A Kachin peace activist released after serving a six-month sentence for sharing a defamatory post about Myanmar’s military chief has called for the release of all political prisoners.
Patrick Kum Jaa Lee was released from Insein Prison at about 9am on April 1.
Speaking to the media, he condemned the verdict and sentence handed down to him, and said the Telecommunications Law and other legislation should be reformed to protect freedom of speech.
“The law should be prescribed to protect citizens, not to send them to jail,” he said.
Patrick Kum Jaa Lee was arrested on October 14, 2015, following a complaint to police by a military officer after he shared a photo on Facebook that showed Commander-in-Chief Senior General Min Aung Hlaing being stepped on.
He was charged under section 66(d) of the Telecommunications Law, which prohibits actions that “extort, threaten, obstruct, defame, disturb, inappropriately influence or intimidate” and carries a potential three-year prison term.
In January, Hlaing Township Court Judge U Sein Kyi found him guilty, saying the image was defamatory and "against the cultural and customary context of our country".
The case drew criticism from human rights groups and prompted accusations that the government and military were using the new Telecommunications Law – hailed as a step toward liberalising the sector when enacted in 2013 – as a tool to stifle dissent.
Also in October, a young National League for Democracy supporter, Ma Chaw Sandi Tun, 25, was arrested for a post comparing Senior General Min Aung Hlaing’s uniform with the colour of Daw Aung San Suu Kyi’s htamein. She received a six-month sentence under the same section and was released on March 30.

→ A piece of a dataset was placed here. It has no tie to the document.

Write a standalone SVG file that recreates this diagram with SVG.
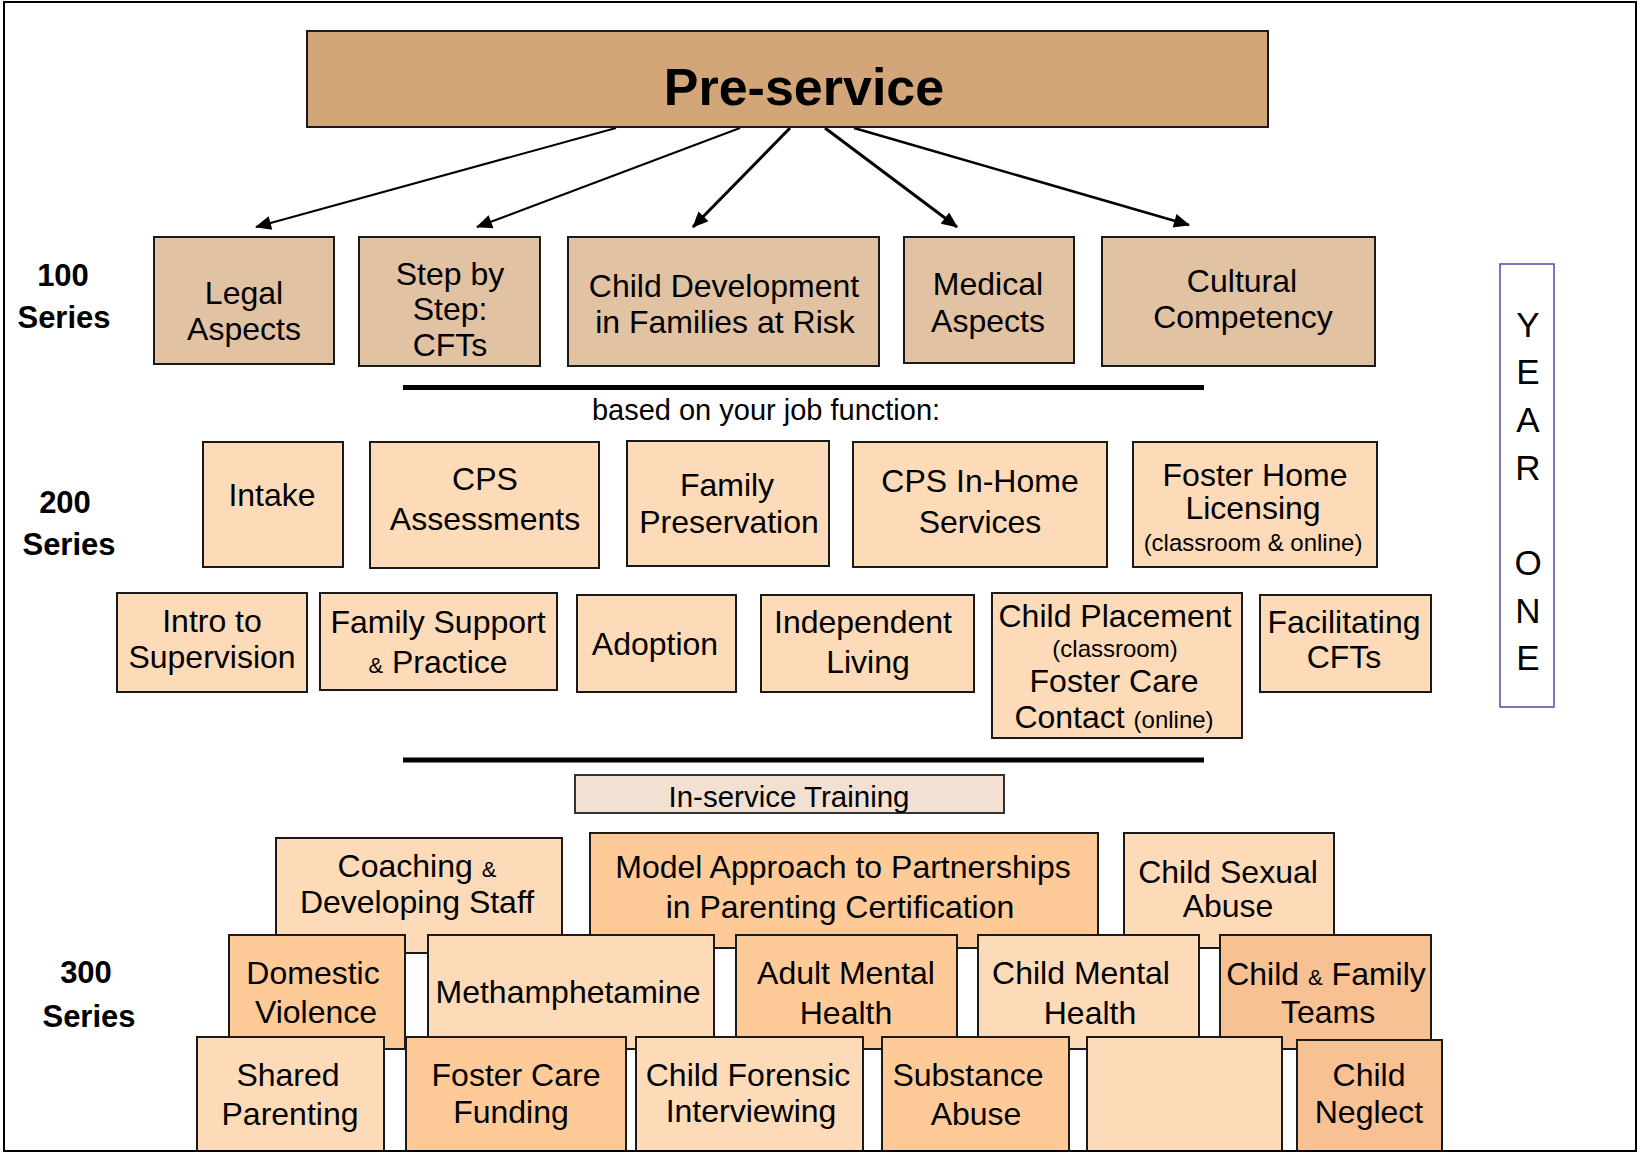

Patrick Kum Ja Lee said the law had been used against activists unfairly because no by-laws had yet been passed. “Nobody should go to jail in these circumstances. We can only accept a penalty according to a law with proper procedures,” he said.
Legal expert U Tin Than Oo said that while the Telecommunications Law does not have by-laws, these are not always required.
“Action can still be taken against those who violate the law. But the government needs to use the law correctly. In the case of this law, the previous government failed to use it against those who were really violating the law. Instead, it used it for political cases. This is simply wrong,” he said.
Patrick Kum Jaa Lee said there were “so many people” in prison who had been sentenced under “oppressive laws”. He said he believed the new government would released all political prisoners.
“Some [prisoners] have not made big mistakes but have received huge sentences. I want them to be released,” he said, adding that many in Insein Prison were from other parts of the country, making it difficult for their relatives to visit.
Patrick Kum Jaa Lee also said he was that he was in poor health and would be seeking treatment. During his trial his defence team sought bail on health grounds but the application was rejected by the court.
The issue of political prisoners poses a significant challenge for the NLD-led administration, with human rights group lobbying hard for a full and unconditional release. Daw Aung San Suu Kyi has pledged to release all prisoners of conscience, but whether that pledge is even feasible remains to be seen. The military retains control of the National Defence and Security Council, which the president must consult in order to grant amnesties.